What are Change Gears?

I have an 8x14 mini lathe I purchased from www.lathemaster.com (CQ6120x320). Like most metal working lathes it has a leadscrew that can move the tool saddle along as it turns. The spindle of the lathe is geared to the leadscrew so that a single revolution of the spindle causes the leadscrew to revolve by a fixed amount, hence, the cutting tool moves a fixed amount for each spindle rotation.

By changing the gearing between the spindle and the leadscrew you can change the amount the saddle moves for every revolution of the spindle. In this way it is possible to cut threads with various pitches. ie- the distance between the threads, typically expressed as a distance, or as threads per inch.

Setting Up for Thread Cutting

The idea is simple: When you want to cut a thread with a certain pitch you look at a handy table that is printed on the lathe and it will tell you the configuration and size of the gears that should be used to achieve the desired pitch. There's only one problem: not all the thread pitches you may want to cut are printed on the table. When this happens you are left scratching your head. Determining a gear configuration for a desired pitch is no simple task. Certainly the math is straight forward, but since there are 16 gears and 4 basic configurations each involving multiple gears, the problem search space is quite large.

Defining The Problem Search Space

There are 16 change gears of various sizes- They have 30, 35, 40, 45, 48, 50, 60, 66, 68, 70, 70, 72, 75, 80, 90 and 100 teeth. Since these gears must mesh with one another the tooth pitch of all gears is the same.

There are 4 gear configurations (from spindle to leadscrew): Where:

1st order analysis might suggest there are:

( 16 x 15 x 14 x 13 x 12 ) +
( 16 x 15 x 14 x 13 ) +
( 16 x 15 x 14 x 13 ) +
( 16 x 15 x 14 )
= 614880 gear configurations

While this is correct, most of these gear configurations violate the geometric constraints the lathe places on the gears. ie- They interfere with each other, or other parts of the lathe. In fact only around 77,000 gear configurations can be physically installed on the lathe.

Finding Solutions

What to do? Get a computer to solve the problem! The process is straight forward. Write a computer program that:
  1. Generates all possible permutations of gear configurations.
  2. Uses geometric constraints to eliminate invalid configurations.
  3. Calculates the pitch for all valid configurations.
  4. Reports the gear configuration closest to the desired pitch.

While this is clearly the "hit it with a big hammer" approach to solving the problem, it turns out to be very tractable on an average PC (circa 2003) when the program is expressed in C code. It takes less than 100ms to go through every gear combination and return the closest match to the desired pitch. Good enough!
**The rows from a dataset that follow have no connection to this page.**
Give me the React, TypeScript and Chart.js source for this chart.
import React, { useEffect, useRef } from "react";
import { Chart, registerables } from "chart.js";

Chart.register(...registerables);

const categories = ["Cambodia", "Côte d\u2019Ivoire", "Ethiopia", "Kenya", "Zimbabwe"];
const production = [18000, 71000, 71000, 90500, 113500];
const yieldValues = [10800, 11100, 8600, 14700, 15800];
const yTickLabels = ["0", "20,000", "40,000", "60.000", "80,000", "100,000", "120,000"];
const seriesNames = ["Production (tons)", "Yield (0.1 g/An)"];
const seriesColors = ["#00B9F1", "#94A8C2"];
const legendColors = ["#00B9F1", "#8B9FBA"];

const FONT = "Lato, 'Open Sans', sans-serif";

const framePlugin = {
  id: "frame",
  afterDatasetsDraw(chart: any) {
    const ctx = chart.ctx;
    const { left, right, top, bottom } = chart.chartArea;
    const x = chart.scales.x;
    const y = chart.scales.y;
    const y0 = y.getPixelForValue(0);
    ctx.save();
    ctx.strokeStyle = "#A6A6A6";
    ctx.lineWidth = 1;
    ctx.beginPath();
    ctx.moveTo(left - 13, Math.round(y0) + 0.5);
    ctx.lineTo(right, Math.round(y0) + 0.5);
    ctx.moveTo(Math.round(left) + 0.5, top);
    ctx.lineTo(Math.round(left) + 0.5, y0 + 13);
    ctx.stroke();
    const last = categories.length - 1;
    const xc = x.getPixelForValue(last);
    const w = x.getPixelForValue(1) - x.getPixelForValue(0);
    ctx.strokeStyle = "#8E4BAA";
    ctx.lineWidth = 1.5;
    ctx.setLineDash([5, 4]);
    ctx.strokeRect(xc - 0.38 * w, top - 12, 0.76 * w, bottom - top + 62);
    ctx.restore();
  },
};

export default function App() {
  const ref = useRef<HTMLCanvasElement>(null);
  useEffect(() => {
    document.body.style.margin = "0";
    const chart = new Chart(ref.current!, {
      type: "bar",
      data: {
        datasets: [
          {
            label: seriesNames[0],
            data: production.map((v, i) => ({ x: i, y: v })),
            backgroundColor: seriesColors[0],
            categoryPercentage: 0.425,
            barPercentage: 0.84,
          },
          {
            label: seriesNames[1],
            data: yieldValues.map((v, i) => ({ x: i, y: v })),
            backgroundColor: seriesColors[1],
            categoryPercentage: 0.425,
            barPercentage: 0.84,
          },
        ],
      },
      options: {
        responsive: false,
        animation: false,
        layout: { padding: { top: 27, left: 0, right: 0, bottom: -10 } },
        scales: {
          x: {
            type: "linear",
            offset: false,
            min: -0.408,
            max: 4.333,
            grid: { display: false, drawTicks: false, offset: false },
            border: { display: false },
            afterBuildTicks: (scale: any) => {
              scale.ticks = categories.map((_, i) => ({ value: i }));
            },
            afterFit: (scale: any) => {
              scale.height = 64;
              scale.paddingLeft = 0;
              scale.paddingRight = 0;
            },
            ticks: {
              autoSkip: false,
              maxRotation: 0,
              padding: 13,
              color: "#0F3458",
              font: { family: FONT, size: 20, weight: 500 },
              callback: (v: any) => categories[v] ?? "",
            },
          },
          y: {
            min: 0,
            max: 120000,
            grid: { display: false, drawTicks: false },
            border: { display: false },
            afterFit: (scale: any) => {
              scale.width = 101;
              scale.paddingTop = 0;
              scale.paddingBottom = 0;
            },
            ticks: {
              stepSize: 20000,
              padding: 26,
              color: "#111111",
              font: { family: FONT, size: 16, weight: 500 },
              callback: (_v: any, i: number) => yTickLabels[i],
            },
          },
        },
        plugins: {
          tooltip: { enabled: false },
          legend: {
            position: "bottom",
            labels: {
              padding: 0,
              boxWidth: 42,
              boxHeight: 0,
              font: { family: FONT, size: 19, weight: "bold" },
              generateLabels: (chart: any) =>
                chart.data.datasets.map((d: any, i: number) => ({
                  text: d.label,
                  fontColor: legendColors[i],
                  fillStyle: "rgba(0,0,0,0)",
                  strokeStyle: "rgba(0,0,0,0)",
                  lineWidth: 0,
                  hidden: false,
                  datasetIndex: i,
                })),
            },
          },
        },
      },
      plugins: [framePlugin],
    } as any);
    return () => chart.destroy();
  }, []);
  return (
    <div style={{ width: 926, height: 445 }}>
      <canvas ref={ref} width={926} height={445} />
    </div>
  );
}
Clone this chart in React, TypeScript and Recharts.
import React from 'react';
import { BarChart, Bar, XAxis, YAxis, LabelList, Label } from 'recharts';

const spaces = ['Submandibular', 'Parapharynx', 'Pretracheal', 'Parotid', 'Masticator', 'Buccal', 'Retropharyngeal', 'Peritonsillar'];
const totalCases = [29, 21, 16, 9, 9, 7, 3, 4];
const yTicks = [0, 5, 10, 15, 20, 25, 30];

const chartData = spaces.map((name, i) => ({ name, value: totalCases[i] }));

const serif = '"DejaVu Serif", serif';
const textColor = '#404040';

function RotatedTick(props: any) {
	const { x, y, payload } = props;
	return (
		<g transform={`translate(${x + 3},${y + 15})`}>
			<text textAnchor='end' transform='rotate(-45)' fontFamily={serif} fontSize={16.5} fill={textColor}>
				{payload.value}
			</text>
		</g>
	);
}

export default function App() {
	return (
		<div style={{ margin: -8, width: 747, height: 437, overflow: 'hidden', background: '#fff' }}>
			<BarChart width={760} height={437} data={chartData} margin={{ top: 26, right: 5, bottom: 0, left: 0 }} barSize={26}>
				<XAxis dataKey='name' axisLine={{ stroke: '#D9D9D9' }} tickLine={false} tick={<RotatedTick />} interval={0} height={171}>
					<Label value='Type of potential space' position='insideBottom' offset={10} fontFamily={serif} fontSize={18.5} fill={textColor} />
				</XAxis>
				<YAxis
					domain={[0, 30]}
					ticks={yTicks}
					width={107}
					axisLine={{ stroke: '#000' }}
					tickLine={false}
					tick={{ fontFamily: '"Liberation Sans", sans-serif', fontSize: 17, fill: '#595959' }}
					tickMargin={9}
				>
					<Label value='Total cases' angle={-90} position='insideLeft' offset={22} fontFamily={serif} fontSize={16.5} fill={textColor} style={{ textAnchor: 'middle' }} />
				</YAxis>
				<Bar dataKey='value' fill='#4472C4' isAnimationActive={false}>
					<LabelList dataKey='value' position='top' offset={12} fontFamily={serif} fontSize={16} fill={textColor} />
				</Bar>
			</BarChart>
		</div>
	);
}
The code for this program can be found here. I haven't made this code particularly presentable or fast. Unless you have the same lathe as me, you would need to understand the code and then change it to match the gear configurations available on your lathe.

Solutions

By stepping through the possible pitches we can build a complete table of gear configurations.

Here are the inch solutions.
Here are the metric solutions.

Notes

  1. When I took this same code and expressed it in PHP (an interpreted server side scripting language) the program ran into a wall. CPU utilization went up to 100% and stayed there while the script cranked through the 614880 gear combinations. If a script runs for more than a fixed period of time (30s default), the PHP scripting engine pulls the plug on it- interpreting excessive computation time as an error. So much for dumb algorithms that have an n-P-k search space.
  2. The algorithm first generates combinations of a certain set size and then permutates the members of that set. Since the gears are mostly unique, a plain old permutation is suitable. If more gears were duplicates, permutations of a multiset would be the way to go. Knuth has quite a bit of material on algorithms for this.
  3. I haven't tried all of the gear configurations, and some of them may violate physical constraints I have not identified. It is a small matter to add any new constraints to the code thereby further reducing the set of possible gear configurations.